How about Target department stores? My impression is that they were your typical, budget brand, similar to K-mart, until about the 1990’s. Then they started selling “nicer” stuff and they seemed to be more upscale than K-mart and Walmart.
Some examples of what sets Target apart: stylish home stuff, including furniture. Special lego sets available only in Target. (Probably clothing is the real biggie here, but I know nothing about clothes.)
It’s possible that some of this predates my awareness of Target, but I thought they were always going for the “a little nicer than k-mart, but not too much nicer” niche.
I shop at Target a lot just because they’re very close to my house. One thing that I’ve noticed is that they change the name of their store brand from time to time. It used to be that they used the brand Market Pantry for more basic items and Archer Farms for higher end stuff. Then they added the brand Up & Up for household goods, but kept the other two for food items. Then they added the brand Simply Balanced for organic products, and it seems like they started to phase out the Archer Farms brand after that. Then last year they changed the brand on most of the household goods to Smartly, and rebranded all the food products to Good & Gather.
I always wondered if they did that to make the products seem more upscale. Like people started to realize Archer Farms was a store brand, and thus a “lesser” brand.

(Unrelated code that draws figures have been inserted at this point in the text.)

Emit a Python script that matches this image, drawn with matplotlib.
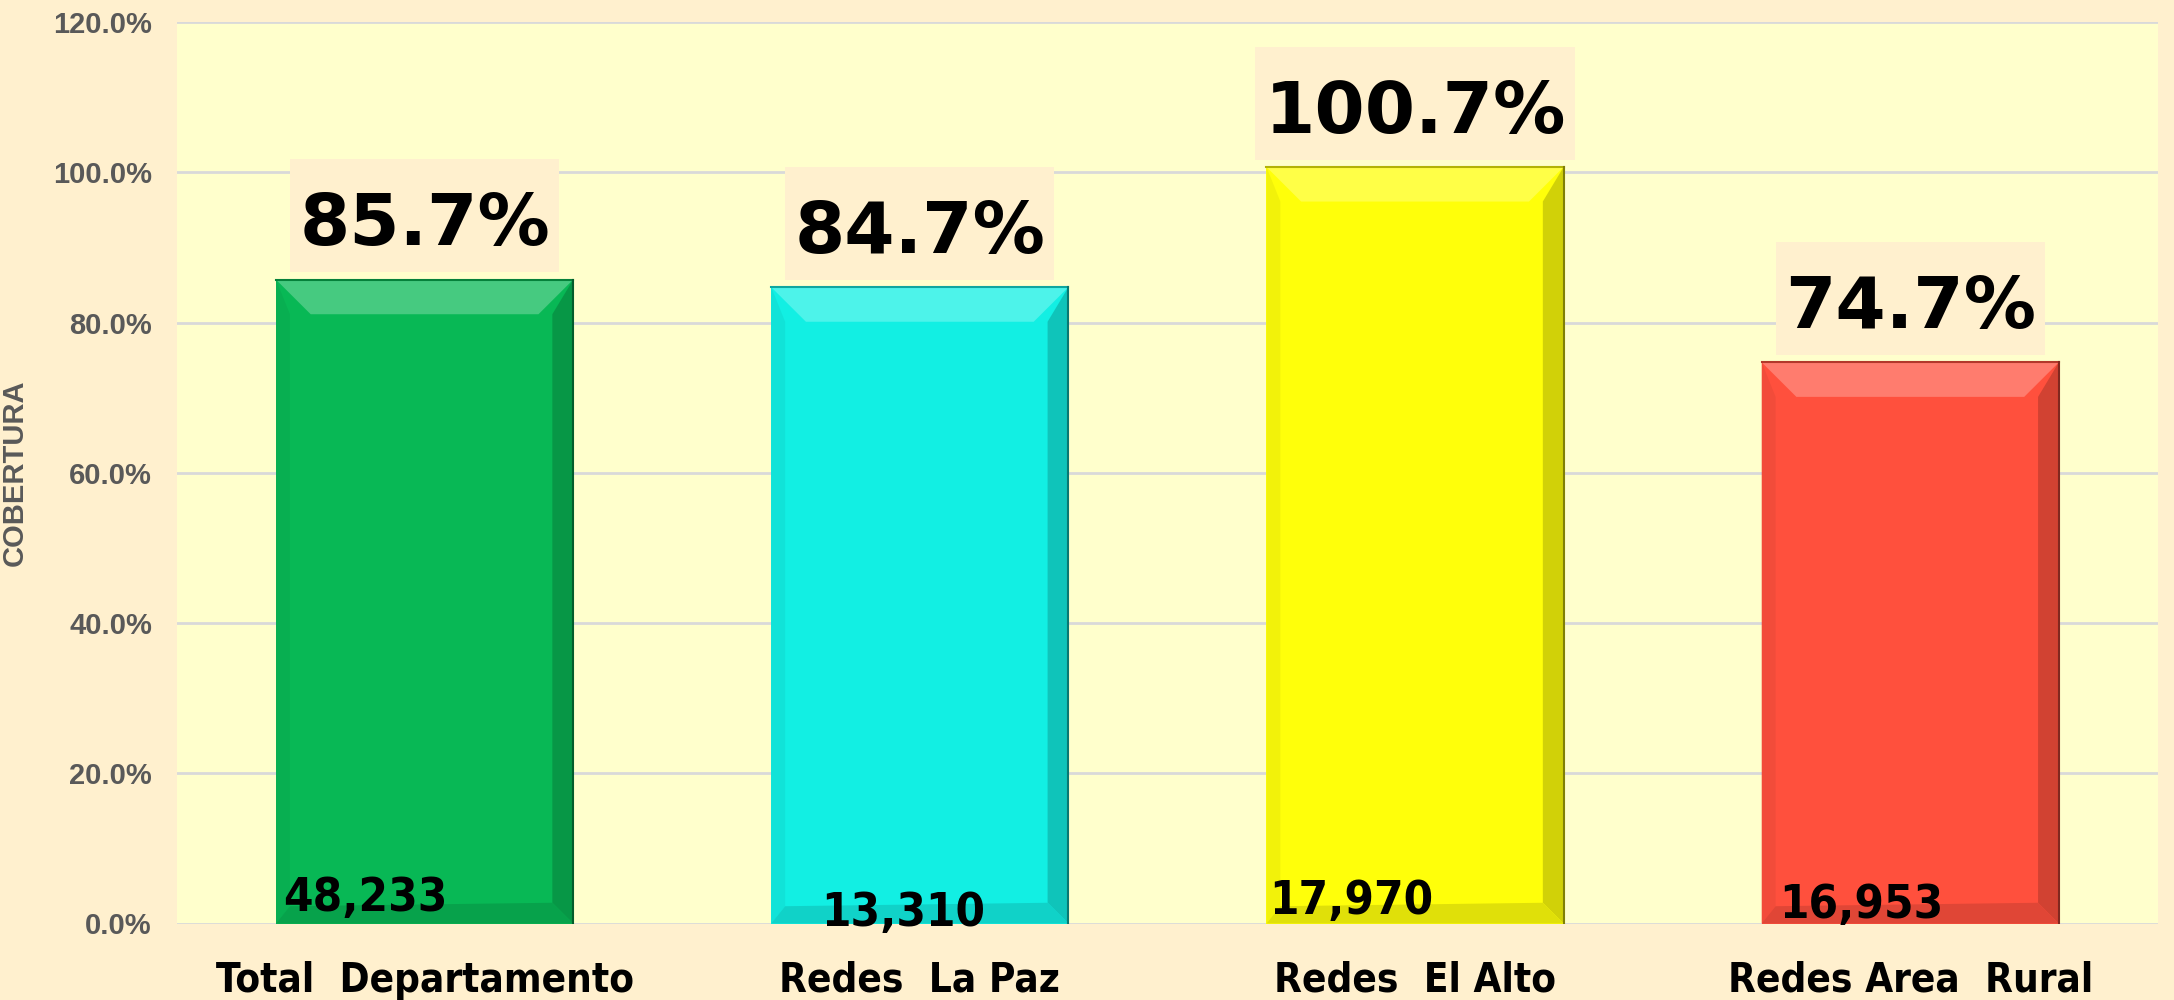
import matplotlib.pyplot as plt
import matplotlib.colors as mcolors
from matplotlib.patches import Polygon, Rectangle
from matplotlib.transforms import IdentityTransform

categories = ["Total  Departamento", "Redes  La Paz", "Redes  El Alto", "Redes Area  Rural"]
coverage = [85.7, 84.7, 100.7, 74.7]
counts = ["48,233", "13,310", "17,970", "16,953"]
bar_colors = ["#08B855", "#12EFE3", "#FFFF0A", "#FF503D"]

# manual placement of the count labels (offset from bar left, baseline height)
count_dx = [0.015, 0.10, 0.005, 0.035]
count_y = [1.7, -0.35, 1.3, 0.75]

FIG_BG = "#FFF0CE"
AX_BG = "#FFFFCC"
TICK_CLR = "#595959"


def shade(c, f):
    r, g, b = mcolors.to_rgb(c)
    if f >= 0:
        return (r + (1 - r) * f, g + (1 - g) * f, b + (1 - b) * f)
    return (r * (1 + f), g * (1 + f), b * (1 + f))


fig = plt.figure(figsize=(21.74, 10), dpi=100, facecolor=FIG_BG)
ax = fig.add_axes([0.0814, 0.0765, 0.9112, 0.9015])
ax.set_facecolor(AX_BG)

x = list(range(len(categories)))
width = 0.6
bars = ax.bar(x, coverage, width=width, color=bar_colors, zorder=2,
              edgecolor="none")

# bevel effect on each bar
bx, by = 0.07, 4.6
for b, c in zip(bars, bar_colors):
    x0, w, h = b.get_x(), b.get_width(), b.get_height()
    x1 = x0 + w
    top = Polygon([(x0, h), (x1, h), (x1 - bx, h - by), (x0 + bx, h - by)],
                  closed=True, facecolor=shade(c, 0.25), edgecolor="none", zorder=3)
    right = Polygon([(x1, h), (x1, 0), (x1 - bx * 0.6, by * 0.6), (x1 - bx * 0.6, h - by)],
                    closed=True, facecolor=shade(c, -0.18), edgecolor="none", zorder=3)
    left = Polygon([(x0, h), (x0, 0), (x0 + bx * 0.4, by * 0.5), (x0 + bx * 0.4, h - by)],
                   closed=True, facecolor=shade(c, -0.05), edgecolor="none", zorder=3)
    bottom = Polygon([(x0, 0), (x1, 0), (x1 - bx * 0.6, by * 0.6), (x0 + bx * 0.4, by * 0.5)],
                     closed=True, facecolor=shade(c, -0.12), edgecolor="none", zorder=3)
    for p in (top, right, left, bottom):
        ax.add_patch(p)
    ax.plot([x0, x1], [h, h], color=shade(c, -0.3), lw=1.5, zorder=4)
    ax.plot([x1, x1], [0, h], color=shade(c, -0.5), lw=1.5, zorder=4)

# big percentage labels
pct_labels = []
for xi, v in zip(x, coverage):
    t = ax.annotate(f"{v:.1f}%", (xi, v), xytext=(0, 14), textcoords="offset points",
                    ha="center", va="bottom", fontsize=52, fontweight="bold",
                    color="black", zorder=5)
    pct_labels.append(t)

# count labels at the bottom of the bars
for b, t, dx, yy in zip(bars, counts, count_dx, count_y):
    ax.text(b.get_x() + dx, yy, t, ha="left", va="baseline", fontsize=34,
            fontweight="bold", fontstretch="condensed", family="DejaVu Sans",
            color="black", zorder=5)

ax.set_xlim(-0.5, 3.5)
ax.set_ylim(0, 120)
ax.set_yticks(range(0, 121, 20))
ax.set_yticklabels([f"{t:.1f}%" for t in range(0, 121, 20)])
ax.yaxis.grid(True, color="#D9D9D9", lw=2, zorder=0)
ax.set_axisbelow(True)
for s in ax.spines.values():
    s.set_visible(False)
ax.tick_params(axis="y", length=0, pad=18, labelsize=21, labelcolor=TICK_CLR)
for lab in ax.get_yticklabels():
    lab.set_fontweight("bold")
    lab.set_family(["Liberation Sans", "DejaVu Sans"])

ax.set_xticks(x)
ax.set_xticklabels(categories, fontsize=29, fontweight="bold",
                   fontstretch="condensed", family="DejaVu Sans")
ax.tick_params(axis="x", length=0, pad=27)

ax.set_ylabel("COBERTURA", fontsize=21, fontweight="bold", color=TICK_CLR,
              family=["Liberation Sans", "DejaVu Sans"])
ax.yaxis.set_label_coords(-0.075, 0.5)

# peach boxes behind the percentage labels
fig.canvas.draw()
renderer = fig.canvas.get_renderer()
for t in pct_labels:
    bb = t.get_window_extent(renderer)
    box = Rectangle((bb.x0 - 9, bb.y0 - 12), bb.width + 18, bb.height + 44,
                    transform=IdentityTransform(), facecolor=FIG_BG,
                    edgecolor="none", zorder=4.5, clip_on=False)
    ax.add_patch(box)

fig.savefig("out.png", dpi=100, facecolor=FIG_BG)
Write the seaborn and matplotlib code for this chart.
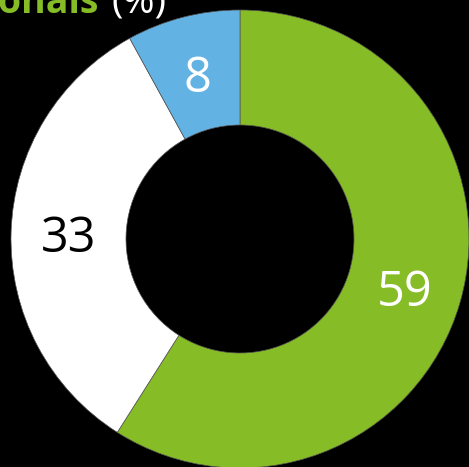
import numpy as np
import pandas as pd
import matplotlib
matplotlib.use('Agg')
import matplotlib.pyplot as plt
import seaborn as sns

# data
categories = ['Green', 'White', 'Blue']
values = [59, 33, 8]
colors = ['#86bc25', '#ffffff', '#62b3e4']
label_colors = ['white', 'black', 'white']

sns.set_style('white')
plt.rcParams['font.family'] = ['Open Sans', 'DejaVu Sans']

fig = plt.figure(figsize=(4.69, 4.67), dpi=100, facecolor='black')
ax = fig.add_axes([0, 0, 1, 1])
ax.set_facecolor('black')

df = pd.DataFrame({'cat': categories, 'val': values})
wedges, texts = ax.pie(df.val, colors=colors, startangle=90, counterclock=False,
                       center=(240, 228), radius=229, frame=True,
                       wedgeprops=dict(width=115, edgecolor='#555555', linewidth=0.5))
ax.set_xlim(0, 469)
ax.set_ylim(0, 467)
ax.set_axis_off()

# labels in middle of ring
cum = np.cumsum([0] + values[:-1])
for v, c, lc in zip(values, cum, label_colors):
    ang = np.deg2rad(90 - 360 * (c + v / 2) / 100)
    r = 171.5
    ax.text(240 + r * np.cos(ang), 222 + r * np.sin(ang), str(v), ha='center', va='center',
            fontsize=35, color=lc)

# cropped title
ax.text(99, 454, 'Professionals', ha='right', va='baseline', fontsize=27,
        fontweight='bold', color='#86bc25')
ax.text(111, 454, '(%)', ha='left', va='baseline', fontsize=28, color='white')

fig.savefig('out.png', dpi=100, facecolor='black')
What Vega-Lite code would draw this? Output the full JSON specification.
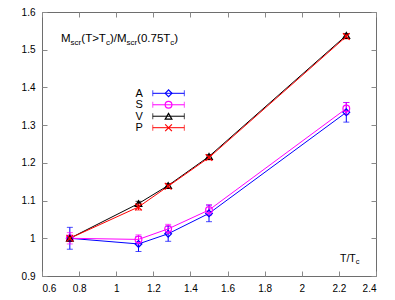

So they rename it Good & Gather, and people might not realize right away that it’s just the same stuff that used to be branded Market Pantry/Archer Farms/Simply Balanced, and think of it as more upscale.
Also in the same vein, I’ve heard St. Pauli Girl was created to appeal to American tastes, and is considered crap beer in Germany (it’s still a hell of a lot better than mass-produced American lagers).
And Pabst Blue Ribbon got a popularity boost in the early 2000s due to hipsters deciding to make it their drink of choice, though I don’t think it had anything to do with marketing efforts on the part of the Pabst Brewinc Co., just dumb luck.
Around here, the major grocery chain is Price Chopper. They’re in the process of upgrading their brand to Market 32 to sound more upscale. Currently, they’re using both names side-by-side, but the clear intention is to eventually be Market 32.
(“32” refers to the year they established. Their symbol used to be a Liberty dollar with that date being chopped with an axe, but they dropped that when people complained it looked like the axe was chopping Miss Liberty),
Nonsense. Their reputation for the first decade at least was for quirky, extremely durable cars and they promoted that with TV commercials that touted their longevity. In the late 80s they introduced the “Justy.”
That particular model was a piece of crap.
That’s history repeating. When Germany became a new industrial power after the unification of 1871, the British forced imported German goods to be labelled “Made in Germany”. Of course, it soon became a sign for quality.
Gallo wines were considered cheap and inferior to more upscale wines. Gallo Hearty Burgundy was the go-to red wine when I was in college.
They slowly moved from generic wines to varietals as more and more boutique wineries started opening. They rebranded themselves as E. and J. Gallo Wineries and Gallo Family Vineyards, and now concentrate on a more upscale image (though they still make the cheap stuff).
Carhartt is kind of like that today. Their stuff still popular with contractors and labor types but also has some mass market appeal, especially jackets and things like carpenters’ pants.
You can even look at how some individual car models (like the Civic or the Corolla) changed over the decades they’ve been available. Both were small, inexpensive compact cars when they were first introduced in the US (perhaps aimed at the first-time car buyer) but have gradually gotten nicer over the years. And both Toyota and Honda now have cheaper models.
Of course colas can be premium. Coke / Pepsi / Dr Pepper / etc - the name brand ones that advertise are premium-ish. There are also various micro-colas, like Jones Soda up here in the Seattle area, that advertise less-to-not-at-all, but use ‘premium ingredients’ (usually real sugar) and charge premium prices. These are really a tier up. Then there’s the various store brands and knock offs. These are several tiers down.
I wouldn’t consider Coke or Pepsi “premuim”, more like mainstream/middle-of-the-road, but I think @RealityChuck meant that Pepsi is now considered to be on par with Coke, rather than a bargain priced alternative to it, on the level of today’s store brands.
Royal Crown Cola was never considered as prestigious (or tasty) as the obvious category leaders. My understanding is they manufacture many of the supermarket brands. However, they introduced the first diet cola in 1958 and supposedly deserve credit (I wasn’t there!) for marketing it with the goal of reducing both adult and paediatric obesity.